Write out each line that follows exactly as it stands, without the pictures.
=-=-=
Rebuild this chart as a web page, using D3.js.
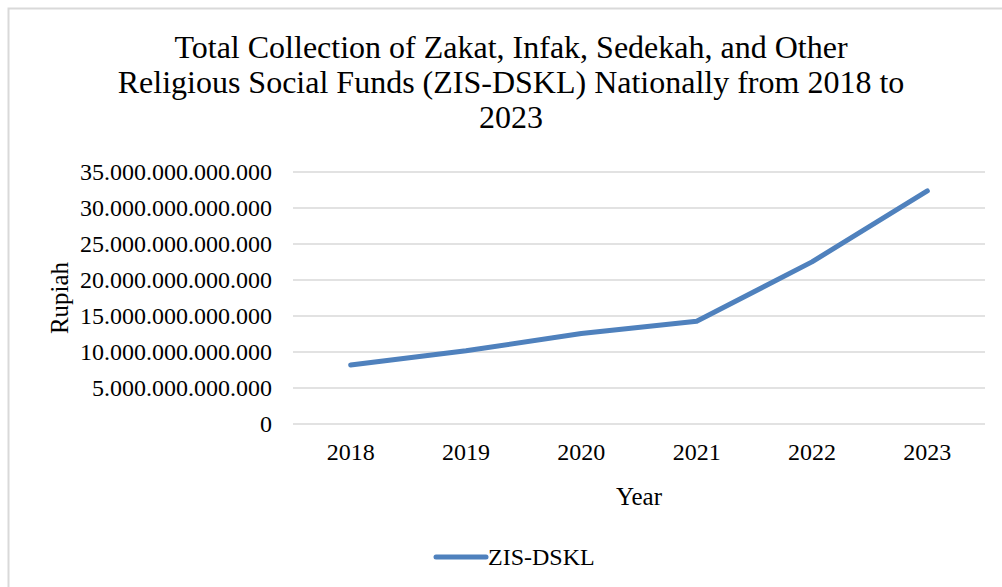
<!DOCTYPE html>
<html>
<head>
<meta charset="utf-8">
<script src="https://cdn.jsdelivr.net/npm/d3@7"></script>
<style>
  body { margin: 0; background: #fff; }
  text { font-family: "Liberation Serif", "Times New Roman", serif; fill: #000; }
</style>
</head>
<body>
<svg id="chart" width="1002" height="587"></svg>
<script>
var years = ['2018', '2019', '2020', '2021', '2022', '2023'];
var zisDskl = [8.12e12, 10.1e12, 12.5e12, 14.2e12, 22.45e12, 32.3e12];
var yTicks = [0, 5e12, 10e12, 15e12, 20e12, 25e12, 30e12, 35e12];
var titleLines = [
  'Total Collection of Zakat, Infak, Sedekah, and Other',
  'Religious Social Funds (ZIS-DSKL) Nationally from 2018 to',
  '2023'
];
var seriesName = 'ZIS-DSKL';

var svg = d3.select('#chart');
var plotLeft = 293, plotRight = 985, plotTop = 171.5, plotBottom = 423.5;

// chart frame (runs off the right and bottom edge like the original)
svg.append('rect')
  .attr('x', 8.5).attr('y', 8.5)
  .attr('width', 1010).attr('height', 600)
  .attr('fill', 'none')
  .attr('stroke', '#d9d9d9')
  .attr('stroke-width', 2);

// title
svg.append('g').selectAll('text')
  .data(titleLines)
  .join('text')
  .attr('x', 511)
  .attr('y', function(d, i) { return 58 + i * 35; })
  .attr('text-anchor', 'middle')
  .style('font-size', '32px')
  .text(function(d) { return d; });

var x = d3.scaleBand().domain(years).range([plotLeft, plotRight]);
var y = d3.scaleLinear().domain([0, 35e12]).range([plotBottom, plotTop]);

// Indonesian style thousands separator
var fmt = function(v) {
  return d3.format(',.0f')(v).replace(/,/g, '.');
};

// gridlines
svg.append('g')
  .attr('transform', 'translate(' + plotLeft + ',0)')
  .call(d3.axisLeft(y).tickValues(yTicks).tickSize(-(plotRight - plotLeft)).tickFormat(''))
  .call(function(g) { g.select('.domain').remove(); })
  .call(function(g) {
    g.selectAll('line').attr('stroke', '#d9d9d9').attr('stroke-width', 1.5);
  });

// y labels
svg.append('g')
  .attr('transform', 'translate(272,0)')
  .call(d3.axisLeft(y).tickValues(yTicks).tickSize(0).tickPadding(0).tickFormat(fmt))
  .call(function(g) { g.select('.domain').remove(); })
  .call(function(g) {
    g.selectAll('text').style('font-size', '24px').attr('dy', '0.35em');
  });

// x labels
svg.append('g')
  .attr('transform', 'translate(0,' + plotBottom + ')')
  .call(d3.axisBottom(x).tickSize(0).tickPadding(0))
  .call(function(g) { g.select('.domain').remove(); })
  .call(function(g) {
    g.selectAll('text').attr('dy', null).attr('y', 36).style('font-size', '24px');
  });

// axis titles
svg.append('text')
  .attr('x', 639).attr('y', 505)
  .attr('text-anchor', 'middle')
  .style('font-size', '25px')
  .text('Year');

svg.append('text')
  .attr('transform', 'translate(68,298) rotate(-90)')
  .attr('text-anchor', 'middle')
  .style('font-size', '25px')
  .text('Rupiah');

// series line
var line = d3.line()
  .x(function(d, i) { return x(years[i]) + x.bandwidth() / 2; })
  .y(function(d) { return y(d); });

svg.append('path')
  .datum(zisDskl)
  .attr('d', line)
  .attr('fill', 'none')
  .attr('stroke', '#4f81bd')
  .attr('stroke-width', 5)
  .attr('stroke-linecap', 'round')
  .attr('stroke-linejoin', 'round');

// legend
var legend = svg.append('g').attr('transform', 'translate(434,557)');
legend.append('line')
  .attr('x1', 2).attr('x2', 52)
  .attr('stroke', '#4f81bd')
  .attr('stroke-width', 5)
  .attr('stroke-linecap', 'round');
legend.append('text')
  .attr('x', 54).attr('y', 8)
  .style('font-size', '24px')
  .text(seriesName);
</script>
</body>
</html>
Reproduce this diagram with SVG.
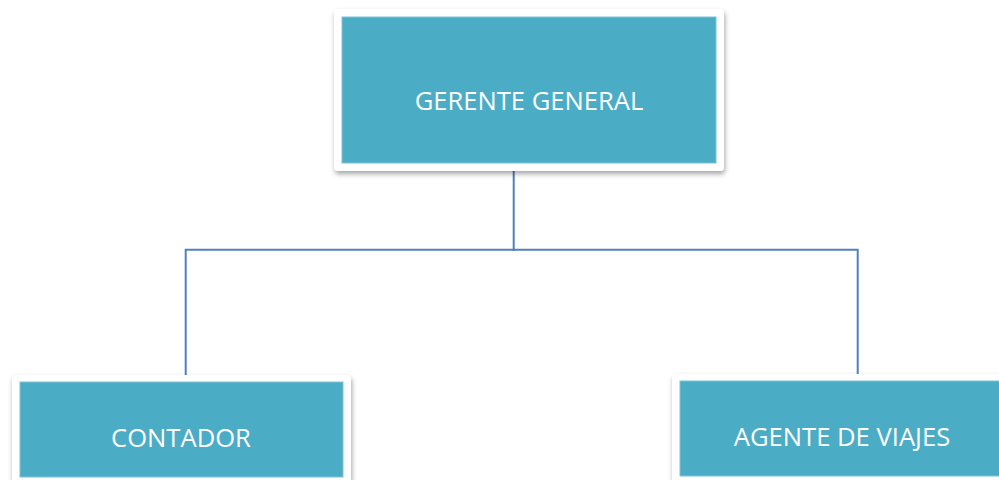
=-=-=
## Reply to the exercise
Rebuild this chart as a web page, using D3.js.
<!DOCTYPE html>
<html>
<head>
<meta charset="utf-8">
<script src="https://cdn.jsdelivr.net/npm/d3@7"></script>
<style>
  body { margin: 0; background: #fff; }
  text { font-family: "Liberation Serif", "Times New Roman", serif; fill: #000; }
</style>
</head>
<body>
<svg id="chart" width="1002" height="587"></svg>
<script>
var years = ['2018', '2019', '2020', '2021', '2022', '2023'];
var zisDskl = [8.12e12, 10.1e12, 12.5e12, 14.2e12, 22.45e12, 32.3e12];
var yTicks = [0, 5e12, 10e12, 15e12, 20e12, 25e12, 30e12, 35e12];
var titleLines = [
  'Total Collection of Zakat, Infak, Sedekah, and Other',
  'Religious Social Funds (ZIS-DSKL) Nationally from 2018 to',
  '2023'
];
var seriesName = 'ZIS-DSKL';

var svg = d3.select('#chart');
var plotLeft = 293, plotRight = 985, plotTop = 171.5, plotBottom = 423.5;

// chart frame (runs off the right and bottom edge like the original)
svg.append('rect')
  .attr('x', 8.5).attr('y', 8.5)
  .attr('width', 1010).attr('height', 600)
  .attr('fill', 'none')
  .attr('stroke', '#d9d9d9')
  .attr('stroke-width', 2);

// title
svg.append('g').selectAll('text')
  .data(titleLines)
  .join('text')
  .attr('x', 511)
  .attr('y', function(d, i) { return 58 + i * 35; })
  .attr('text-anchor', 'middle')
  .style('font-size', '32px')
  .text(function(d) { return d; });

var x = d3.scaleBand().domain(years).range([plotLeft, plotRight]);
var y = d3.scaleLinear().domain([0, 35e12]).range([plotBottom, plotTop]);

// Indonesian style thousands separator
var fmt = function(v) {
  return d3.format(',.0f')(v).replace(/,/g, '.');
};

// gridlines
svg.append('g')
  .attr('transform', 'translate(' + plotLeft + ',0)')
  .call(d3.axisLeft(y).tickValues(yTicks).tickSize(-(plotRight - plotLeft)).tickFormat(''))
  .call(function(g) { g.select('.domain').remove(); })
  .call(function(g) {
    g.selectAll('line').attr('stroke', '#d9d9d9').attr('stroke-width', 1.5);
  });

// y labels
svg.append('g')
  .attr('transform', 'translate(272,0)')
  .call(d3.axisLeft(y).tickValues(yTicks).tickSize(0).tickPadding(0).tickFormat(fmt))
  .call(function(g) { g.select('.domain').remove(); })
  .call(function(g) {
    g.selectAll('text').style('font-size', '24px').attr('dy', '0.35em');
  });

// x labels
svg.append('g')
  .attr('transform', 'translate(0,' + plotBottom + ')')
  .call(d3.axisBottom(x).tickSize(0).tickPadding(0))
  .call(function(g) { g.select('.domain').remove(); })
  .call(function(g) {
    g.selectAll('text').attr('dy', null).attr('y', 36).style('font-size', '24px');
  });

// axis titles
svg.append('text')
  .attr('x', 639).attr('y', 505)
  .attr('text-anchor', 'middle')
  .style('font-size', '25px')
  .text('Year');

svg.append('text')
  .attr('transform', 'translate(68,298) rotate(-90)')
  .attr('text-anchor', 'middle')
  .style('font-size', '25px')
  .text('Rupiah');

// series line
var line = d3.line()
  .x(function(d, i) { return x(years[i]) + x.bandwidth() / 2; })
  .y(function(d) { return y(d); });

svg.append('path')
  .datum(zisDskl)
  .attr('d', line)
  .attr('fill', 'none')
  .attr('stroke', '#4f81bd')
  .attr('stroke-width', 5)
  .attr('stroke-linecap', 'round')
  .attr('stroke-linejoin', 'round');

// legend
var legend = svg.append('g').attr('transform', 'translate(434,557)');
legend.append('line')
  .attr('x1', 2).attr('x2', 52)
  .attr('stroke', '#4f81bd')
  .attr('stroke-width', 5)
  .attr('stroke-linecap', 'round');
legend.append('text')
  .attr('x', 54).attr('y', 8)
  .style('font-size', '24px')
  .text(seriesName);
</script>
</body>
</html>
Reproduce this diagram with SVG.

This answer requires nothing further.